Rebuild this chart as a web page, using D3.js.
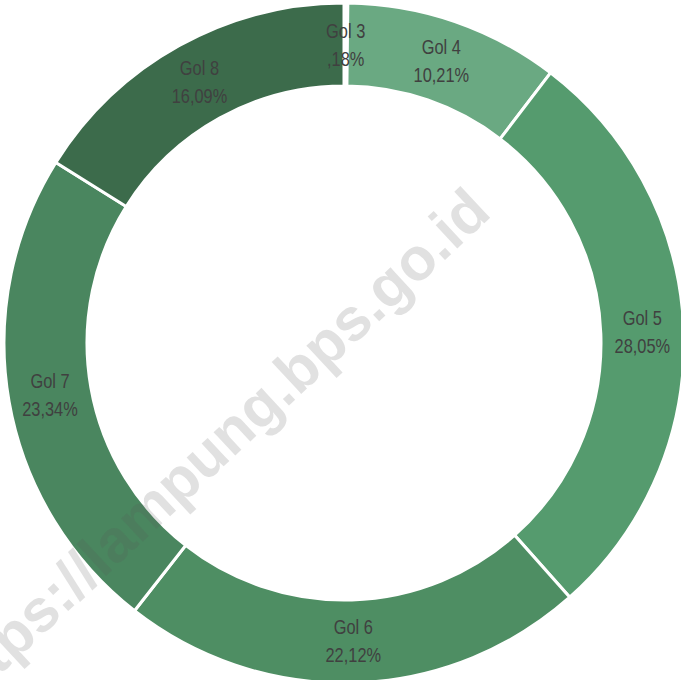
<!DOCTYPE html>
<html>
<head>
<meta charset="utf-8">
<script src="https://cdn.jsdelivr.net/npm/d3@7"></script>
<style>
  html, body { margin: 0; padding: 0; background: #fff; }
  svg { display: block; }
</style>
</head>
<body>
<div id="chart"></div>
<script>
// Data
const categories = ['Gol 3', 'Gol 4', 'Gol 5', 'Gol 6', 'Gol 7', 'Gol 8'];
const values = [0.18, 10.21, 28.05, 22.12, 23.34, 16.09];
const pctLabels = [',18%', '10,21%', '28,05%', '22,12%', '23,34%', '16,09%'];
const colors = ['#ffffff', '#6aa982', '#559b6e', '#4e8e63', '#4a865f', '#3c6b4b'];

const width = 681, height = 680;
const cx = 344, cy = 343;
const outerR = 340, innerR = 257;

const svg = d3.select('#chart')
  .append('svg')
  .attr('width', width)
  .attr('height', height);

const g = svg.append('g')
  .attr('transform', `translate(${cx},${cy})`);

const pie = d3.pie()
  .sort(null)
  .value(d => d);

const arc = d3.arc()
  .innerRadius(innerR)
  .outerRadius(outerR);

const labelArc = d3.arc()
  .innerRadius((innerR + outerR) / 2)
  .outerRadius((innerR + outerR) / 2);

const arcs = pie(values);

// Slices
g.selectAll('path.slice')
  .data(arcs)
  .enter()
  .append('path')
  .attr('class', 'slice')
  .attr('d', arc)
  .attr('fill', (d, i) => colors[i])
  .attr('stroke', '#fff')
  .attr('stroke-width', 3);

// Labels (condensed look via horizontal scale)
const labels = g.selectAll('g.label')
  .data(arcs)
  .enter()
  .append('g')
  .attr('class', 'label')
  .attr('transform', d => `translate(${labelArc.centroid(d)}) scale(0.82,1)`);

labels.each(function(d, i) {
  const lg = d3.select(this);
  lg.append('text')
    .attr('y', -7)
    .text(categories[i]);
  lg.append('text')
    .attr('y', 21)
    .text(pctLabels[i]);
});

labels.selectAll('text')
  .attr('text-anchor', 'middle')
  .style('font-family', '"Liberation Sans", Arial, sans-serif')
  .style('font-size', '20px')
  .style('fill', '#404040');

// Watermark
svg.append('text')
  .attr('transform', 'translate(225,465) rotate(-43)')
  .attr('text-anchor', 'middle')
  .style('font-family', '"Liberation Sans", Arial, sans-serif')
  .style('font-weight', 'bold')
  .style('font-size', '60px')
  .style('fill', 'rgba(90,90,90,0.18)')
  .text('https://lampung.bps.go.id');
</script>
</body>
</html>
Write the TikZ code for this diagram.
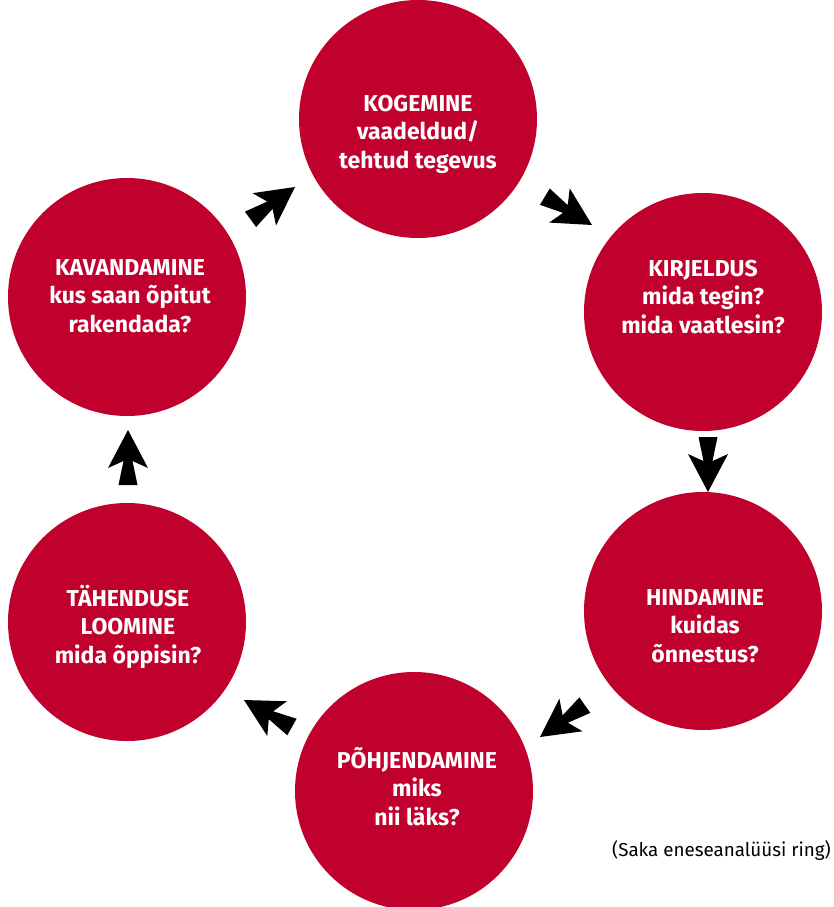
\documentclass[tikz,border=0pt]{standalone}
\usepackage{fontspec}
\setmainfont{Fira Sans}
\definecolor{ringred}{RGB}{192,0,45}
\tikzset{
  circ/.style={circle, fill=ringred, minimum size=238pt, inner sep=0pt},
  lbl/.style={text=white, font=\fontsize{23}{28.5}\selectfont\bfseries, align=center, inner sep=0pt, anchor=base},
  fatarrow/.pic={\fill[black] (0,0) -- (-38,20) -- (-31,4.5) -- (-55,9.5) -- (-55,-9.5) -- (-31,-4.5) -- (-38,-20) -- cycle;}
}
\begin{document}
\begin{tikzpicture}[x=1pt,y=-1pt]
\path[use as bounding box] (0,0) rectangle (833,907);
\node[circ] (kog) at (418,119) {};
\node[circ] (kir) at (703,312) {};
\node[circ] (hin) at (703,611) {};
\node[circ] (poh) at (414,791) {};
\node[circ] (tah) at (127,622) {};
\node[circ] (kav) at (127,297) {};
\node[lbl] (tkog) at (418,168) {KOGEMINE\\vaadeldud/\\tehtud tegevus};
\node[lbl] (tkir) at (703,333) {KIRJELDUS\\mida tegin?\\mida vaatlesin?};
\node[lbl] (thin) at (705,662) {HINDAMINE\\kuidas\\õnnestus?};
\node[lbl] (tpoh) at (417,825) {PÕHJENDAMINE\\miks\\nii läks?};
\node[lbl] (ttah) at (128,663) {TÄHENDUSE\\LOOMINE\\mida õppisin?};
\node[lbl] (tkav) at (130,332) {KAVANDAMINE\\kus saan õpitut\\rakendada?};
\pic[rotate=36] at (295,187) {fatarrow};
\pic[rotate=-31] at (592,225) {fatarrow};
\pic[rotate=-90] at (708,492) {fatarrow};
\pic[rotate=-144.6] at (540,737) {fatarrow};
\pic[rotate=150.6] at (244,700) {fatarrow};
\pic[rotate=90] at (128,430) {fatarrow};
\node[font=\fontsize{18.8}{21}\selectfont, anchor=base east, inner sep=0pt] (cap) at (831,856) {(Saka eneseanalüüsi ring)};
\end{tikzpicture}
\end{document}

- _Work instructions_: Transcribe every line from the records above without alteration, and leave out the images.

- _Completed task_:
Rebuild this chart as a web page, using D3.js.
<!DOCTYPE html>
<html>
<head>
<meta charset="utf-8">
<script src="https://cdn.jsdelivr.net/npm/d3@7"></script>
<style>
  html, body { margin: 0; padding: 0; background: #fff; }
  svg { display: block; }
</style>
</head>
<body>
<div id="chart"></div>
<script>
// Data
const categories = ['Gol 3', 'Gol 4', 'Gol 5', 'Gol 6', 'Gol 7', 'Gol 8'];
const values = [0.18, 10.21, 28.05, 22.12, 23.34, 16.09];
const pctLabels = [',18%', '10,21%', '28,05%', '22,12%', '23,34%', '16,09%'];
const colors = ['#ffffff', '#6aa982', '#559b6e', '#4e8e63', '#4a865f', '#3c6b4b'];

const width = 681, height = 680;
const cx = 344, cy = 343;
const outerR = 340, innerR = 257;

const svg = d3.select('#chart')
  .append('svg')
  .attr('width', width)
  .attr('height', height);

const g = svg.append('g')
  .attr('transform', `translate(${cx},${cy})`);

const pie = d3.pie()
  .sort(null)
  .value(d => d);

const arc = d3.arc()
  .innerRadius(innerR)
  .outerRadius(outerR);

const labelArc = d3.arc()
  .innerRadius((innerR + outerR) / 2)
  .outerRadius((innerR + outerR) / 2);

const arcs = pie(values);

// Slices
g.selectAll('path.slice')
  .data(arcs)
  .enter()
  .append('path')
  .attr('class', 'slice')
  .attr('d', arc)
  .attr('fill', (d, i) => colors[i])
  .attr('stroke', '#fff')
  .attr('stroke-width', 3);

// Labels (condensed look via horizontal scale)
const labels = g.selectAll('g.label')
  .data(arcs)
  .enter()
  .append('g')
  .attr('class', 'label')
  .attr('transform', d => `translate(${labelArc.centroid(d)}) scale(0.82,1)`);

labels.each(function(d, i) {
  const lg = d3.select(this);
  lg.append('text')
    .attr('y', -7)
    .text(categories[i]);
  lg.append('text')
    .attr('y', 21)
    .text(pctLabels[i]);
});

labels.selectAll('text')
  .attr('text-anchor', 'middle')
  .style('font-family', '"Liberation Sans", Arial, sans-serif')
  .style('font-size', '20px')
  .style('fill', '#404040');

// Watermark
svg.append('text')
  .attr('transform', 'translate(225,465) rotate(-43)')
  .attr('text-anchor', 'middle')
  .style('font-family', '"Liberation Sans", Arial, sans-serif')
  .style('font-weight', 'bold')
  .style('font-size', '60px')
  .style('fill', 'rgba(90,90,90,0.18)')
  .text('https://lampung.bps.go.id');
</script>
</body>
</html>
Write the TikZ code for this diagram.
\documentclass[tikz,border=0pt]{standalone}
\usepackage{fontspec}
\setmainfont{Fira Sans}
\definecolor{ringred}{RGB}{192,0,45}
\tikzset{
  circ/.style={circle, fill=ringred, minimum size=238pt, inner sep=0pt},
  lbl/.style={text=white, font=\fontsize{23}{28.5}\selectfont\bfseries, align=center, inner sep=0pt, anchor=base},
  fatarrow/.pic={\fill[black] (0,0) -- (-38,20) -- (-31,4.5) -- (-55,9.5) -- (-55,-9.5) -- (-31,-4.5) -- (-38,-20) -- cycle;}
}
\begin{document}
\begin{tikzpicture}[x=1pt,y=-1pt]
\path[use as bounding box] (0,0) rectangle (833,907);
\node[circ] (kog) at (418,119) {};
\node[circ] (kir) at (703,312) {};
\node[circ] (hin) at (703,611) {};
\node[circ] (poh) at (414,791) {};
\node[circ] (tah) at (127,622) {};
\node[circ] (kav) at (127,297) {};
\node[lbl] (tkog) at (418,168) {KOGEMINE\\vaadeldud/\\tehtud tegevus};
\node[lbl] (tkir) at (703,333) {KIRJELDUS\\mida tegin?\\mida vaatlesin?};
\node[lbl] (thin) at (705,662) {HINDAMINE\\kuidas\\õnnestus?};
\node[lbl] (tpoh) at (417,825) {PÕHJENDAMINE\\miks\\nii läks?};
\node[lbl] (ttah) at (128,663) {TÄHENDUSE\\LOOMINE\\mida õppisin?};
\node[lbl] (tkav) at (130,332) {KAVANDAMINE\\kus saan õpitut\\rakendada?};
\pic[rotate=36] at (295,187) {fatarrow};
\pic[rotate=-31] at (592,225) {fatarrow};
\pic[rotate=-90] at (708,492) {fatarrow};
\pic[rotate=-144.6] at (540,737) {fatarrow};
\pic[rotate=150.6] at (244,700) {fatarrow};
\pic[rotate=90] at (128,430) {fatarrow};
\node[font=\fontsize{18.8}{21}\selectfont, anchor=base east, inner sep=0pt] (cap) at (831,856) {(Saka eneseanalüüsi ring)};
\end{tikzpicture}
\end{document}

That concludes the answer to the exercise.